Home Economics class portfolio, household accounting and textiles
Two-ring flexible fiberboard covers with cloth-lined spine, 9 x 11 inches. Many of the outer pages are torn at the hole punches, but still sit neatly in place. Around 100 total leaves, including 5 panels of paper weaving and 4 mounted sewing examples. The book was completed by Ruth Slabach, who graduated from East Cocalico Vocational School in 1931. The notebook reflects a dutiful appraisal of typical home planning concerns related to space, cost, and functionality. It contains the usual interior planning collages and budgets--even including a category for benevolence--but ultimately gives a more holistic guide that incorporates the intangible aspects of domestic life.

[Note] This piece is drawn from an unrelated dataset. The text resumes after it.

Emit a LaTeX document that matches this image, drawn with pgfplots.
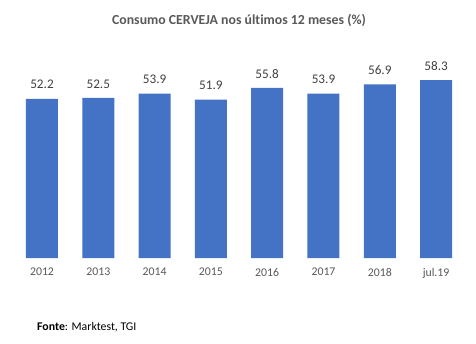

The book begins with an outline of "House Planning," which lists "Sympathy and understanding" as the second main point, followed by "Cooperation," which outlines the roles of mothers and fathers, accounting for the woman's invisible labor and emotional responsibilities in maintaining a home. Reflective of its Depression-era origins, the finance section incorporates the potential for children as money-earners, and the acceptable circumstances of that labor. Although these topics aren't covered in depth, their inclusion is significant.
The thorough treatment is continued in the textiles section, which begins with a comparison chart of fibers, including drawings of their microscopic appearance. 5 panels of paper weaving, each illustrating two patterns of textile weaves; 8 pages with fabric swatches arranged by material (cottons, linens, wools); and a sewing section with 7 illustrated pages on working with patterns and 4 sewing examples pinned to each of the final pages (bias binding, bias facing, shaped facing, and buttonhole). A particularly meaty example of such a home economics portfolio.